Já abordei em outras colunas como o gênero de horror pode ser usado de muitas formas para tratar sobre temas sociais ou humanos a partir de analogias e metáforas. Na maioria das vezes, os realizadores não conseguem sair da superfície e só se preocupam com sustos fáceis ou situações chocantes para segurar ou impressionar o público. Mas há aqueles que, surpreendentemente, vão além e, mesmo com limitações técnicas e orçamentárias, garantem que o terror consiga se manter relevante nos cinemas e streamings da vida.
É o caso de “Sorria” (2022). O filme funciona como um suspense eficiente, abordando a questão da saúde mental ao usar uma “criatura” que se alimenta de estresse pós-traumático, depressão e suicídio. Nada disso renderia se não houvesse uma boa história e uma construção narrativa eficiente, e a obra possui.
Filme de estreia de Parker Finn (espero que tenha sucesso em outros projetos), este foca em uma psicóloga de hospital atendendo uma paciente que afirma estar sendo perseguida por uma entidade com um sorriso demoníaco e que só para quando a pessoa se mata.

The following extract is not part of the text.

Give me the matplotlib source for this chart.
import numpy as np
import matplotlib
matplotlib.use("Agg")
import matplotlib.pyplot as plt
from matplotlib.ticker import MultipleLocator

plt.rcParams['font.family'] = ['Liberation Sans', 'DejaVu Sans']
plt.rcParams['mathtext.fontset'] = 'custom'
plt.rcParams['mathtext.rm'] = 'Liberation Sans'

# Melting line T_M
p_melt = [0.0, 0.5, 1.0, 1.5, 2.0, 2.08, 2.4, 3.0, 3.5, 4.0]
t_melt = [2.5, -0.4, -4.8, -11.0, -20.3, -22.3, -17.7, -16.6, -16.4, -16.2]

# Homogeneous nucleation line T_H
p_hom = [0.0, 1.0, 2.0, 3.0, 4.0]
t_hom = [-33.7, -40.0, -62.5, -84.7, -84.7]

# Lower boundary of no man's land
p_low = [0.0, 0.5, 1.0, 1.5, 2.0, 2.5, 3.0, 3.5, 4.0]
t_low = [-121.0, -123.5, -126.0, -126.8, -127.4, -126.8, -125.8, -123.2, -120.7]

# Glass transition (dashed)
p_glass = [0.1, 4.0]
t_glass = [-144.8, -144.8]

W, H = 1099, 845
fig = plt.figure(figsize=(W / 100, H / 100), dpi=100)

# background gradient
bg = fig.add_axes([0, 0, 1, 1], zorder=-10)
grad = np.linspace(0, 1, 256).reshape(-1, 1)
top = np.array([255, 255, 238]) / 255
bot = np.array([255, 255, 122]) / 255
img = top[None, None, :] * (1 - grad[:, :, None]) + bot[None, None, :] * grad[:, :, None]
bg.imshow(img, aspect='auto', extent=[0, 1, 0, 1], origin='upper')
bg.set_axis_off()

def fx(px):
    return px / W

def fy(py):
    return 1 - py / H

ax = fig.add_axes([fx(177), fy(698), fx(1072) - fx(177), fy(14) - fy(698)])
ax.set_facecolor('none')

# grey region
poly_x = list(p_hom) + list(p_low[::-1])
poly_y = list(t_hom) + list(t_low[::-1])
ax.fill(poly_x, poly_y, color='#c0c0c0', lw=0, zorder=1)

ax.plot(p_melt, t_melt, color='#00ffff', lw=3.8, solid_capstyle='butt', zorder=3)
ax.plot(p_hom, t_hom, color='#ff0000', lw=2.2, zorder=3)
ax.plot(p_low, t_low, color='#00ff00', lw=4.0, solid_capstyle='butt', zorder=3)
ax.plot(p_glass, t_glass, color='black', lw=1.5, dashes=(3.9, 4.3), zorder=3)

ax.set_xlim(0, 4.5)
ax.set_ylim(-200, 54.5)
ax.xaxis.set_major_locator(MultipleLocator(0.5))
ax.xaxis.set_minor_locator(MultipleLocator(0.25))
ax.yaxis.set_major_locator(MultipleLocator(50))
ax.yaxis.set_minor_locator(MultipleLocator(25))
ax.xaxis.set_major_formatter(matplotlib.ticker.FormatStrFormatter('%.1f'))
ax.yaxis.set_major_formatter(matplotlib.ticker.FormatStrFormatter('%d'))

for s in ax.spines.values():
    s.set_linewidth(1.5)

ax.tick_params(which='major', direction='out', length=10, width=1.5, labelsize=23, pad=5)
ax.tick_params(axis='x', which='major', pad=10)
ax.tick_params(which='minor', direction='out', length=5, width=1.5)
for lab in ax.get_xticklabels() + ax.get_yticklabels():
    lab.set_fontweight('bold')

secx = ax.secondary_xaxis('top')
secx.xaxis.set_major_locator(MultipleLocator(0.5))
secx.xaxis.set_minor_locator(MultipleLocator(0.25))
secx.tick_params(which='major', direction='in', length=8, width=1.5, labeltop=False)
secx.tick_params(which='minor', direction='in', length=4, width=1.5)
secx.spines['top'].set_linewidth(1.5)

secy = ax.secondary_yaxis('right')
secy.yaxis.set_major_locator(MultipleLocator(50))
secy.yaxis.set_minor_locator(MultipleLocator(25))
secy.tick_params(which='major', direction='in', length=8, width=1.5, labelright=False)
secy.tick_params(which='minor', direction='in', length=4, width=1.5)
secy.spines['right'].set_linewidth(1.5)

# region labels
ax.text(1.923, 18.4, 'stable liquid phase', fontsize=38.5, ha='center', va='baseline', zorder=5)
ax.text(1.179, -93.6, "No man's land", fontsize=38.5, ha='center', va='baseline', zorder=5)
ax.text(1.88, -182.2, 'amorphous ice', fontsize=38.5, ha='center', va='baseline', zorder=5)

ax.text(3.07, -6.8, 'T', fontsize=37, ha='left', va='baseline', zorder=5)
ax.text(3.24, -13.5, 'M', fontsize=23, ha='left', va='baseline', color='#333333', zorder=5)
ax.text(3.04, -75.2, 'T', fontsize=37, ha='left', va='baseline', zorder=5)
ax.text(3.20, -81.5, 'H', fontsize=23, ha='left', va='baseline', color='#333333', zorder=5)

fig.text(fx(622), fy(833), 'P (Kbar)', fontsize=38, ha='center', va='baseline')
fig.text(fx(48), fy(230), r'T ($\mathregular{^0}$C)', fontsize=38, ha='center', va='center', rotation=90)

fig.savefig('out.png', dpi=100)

O problema é que a “maldição” passa para quem testemunha o suicídio, que é o que acontece com Rose (Sosie Bacon, excelente, puxando o talento dos pais Kevin Bacon e Kyra Sedgwick).

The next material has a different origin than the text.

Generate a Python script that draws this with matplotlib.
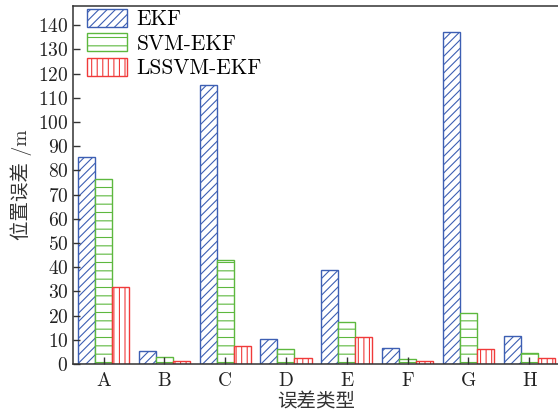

O filme tem algumas acomodações típicas do cinema, como o fato da “criatura” aparecer só quando é conveniente e fatos anteriores tendo sido ignorados pela polícia, mas dá para relevar pela própria forma como Finn filma, com travellings e zooms que dão a sensação de urgência, além de aproveitar as ambientações do hospital e das casas, algo que o veterano James Wan, por exemplo, faz com maestria. Tenho certeza que o diretor tem Wan entre suas influências.
Além disso, ele aproveita bem as situações para demonstrar a descida da protagonista até a quase loucura total, pela maquiagem assustadora dos sorrisos e, principalmente, a trilha cheia de ruídos e sons de ambientes. Bem, ainda tomei dois sustos genuínos, mesmo depois de anos sabendo quase sempre o momento dos “jumpscares”. Dessa vez, o senhor Finn conseguiu me deixar apavorado.
A história tem ritmo e o final é bem coerente com a proposta geral, o que também é raro quando se trata de thrillers psicológicos. Por tudo isso que elenquei, “Sorria” é uma grata surpresa, por ser independente e quase ter sido lançado direto no streaming da Paramount, mas o burburinho inicial provou que o lançamento comercial foi acertado e o filme se tornou um sucesso de público. Provavelmente deve ganhar uma sequência, já que ganchos não faltam. Vale arriscar.